When I was but a bright-eyed babe of this world, my mother was a prodigious collector of refrigerator magnets. Most of these magnets were of the bible verse or Precious Moments variety, with a lone exception: a porcelain floral scene that read, “Success is the best revenge.”
This magnet was memorable for two obvious reasons. First, my parents weren’t “successful” by any tangible definition. My father is a pastor, my mother a music teacher, and I have countless mental images of them fretting over energy and water bills that most households wouldn’t even notice on their bank balance. Factor in four ravenous boys who wouldn’t be caught dead in anything but Jordans and Girbauds, and Mom and Dad’s piddling paychecks evaporated right quick.
But what really raised eyebrows about this magnet is the fact that my dear mother is comically ill-equipped at seeking vengeance. This is a woman who once replied, “I prefer forgiveness,” when I told her how much I love revenge movies. While she’s certainly no shrinking violet, Mom is almost absurdly kind, to the point that when she drives by car accidents, she immediately starts praying for the safety of those involved. (For as cheesy as I thought it was as a child, even today I’m grateful that people like that exist whenever I happen upon a wreck of any kind.) In short, if you provided me with evidence of my mother’s side gig as an assassin, you’d also have to provide me with a fresh pair of Girbauds.
I mentioned this magnet to my mom a few years ago, and she seemed bewildered that it had ever found its way onto her fridge. “That must have been a gift,” she guessed. “Probably from someone who didn’t know us very well.” She may well have been correct.

Her dismissal of the magnet’s significance allowed me to set it aside in my mind as well. In the ensuing years, my brothers and I grew up and moved away, and my parents gradually began the slow transition out of the daily grind that caused so many headaches during my youth. They eventually paid off their mortgage, got better control over their physical health, and seemingly were always calling me from some far-off place that they’d previously only seen on calendars.

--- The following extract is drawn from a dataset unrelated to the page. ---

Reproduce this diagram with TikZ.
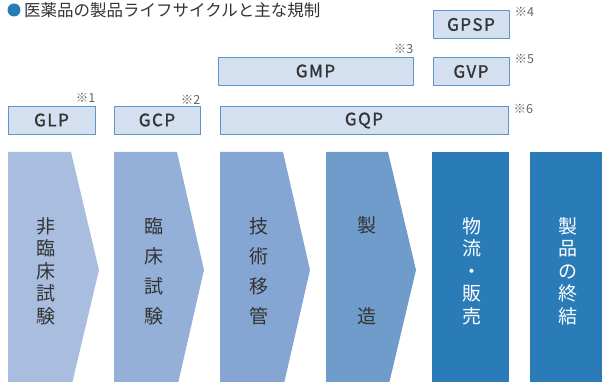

And finally, a year-and-a-half ago, they married off their last bachelor son, yours truly. Late in the evening, during our dance together to the Beach Boys’ “God Only Knows,” Mom asked if I remembered the magnet.
“Of course I do, Mom.”
She then set about explaining what the magnet meant in context. “I have four boys who are all married to wonderful women. You all call us on Sundays, and none of you feels like you can’t be honest with us. You all grew up to be good people, and we never worry about you anymore. In that regard, your dad and I are more successful than we ever thought we’d be.”
Now that Mom had me box-stepping in a pool of my own tears and mascara, I asked the logical follow-up: what about the “revenge” part?
“Oh, my child” -- I love it when she calls me that -- “the ‘revenge’ is for the people who thought you guys wouldn’t amount to much.” Then she laughed and wiped her eyes. “And there were too many of them to count.”
So, Happy Mother’s Day to all the various moms out there whose personal definition of success never had the first thing to do with themselves. And to my own Mom: check the mail, but don’t shake the package. There’s a familiar magnet in there, it’s porcelain, and it would be a real shame if it had to be replaced again.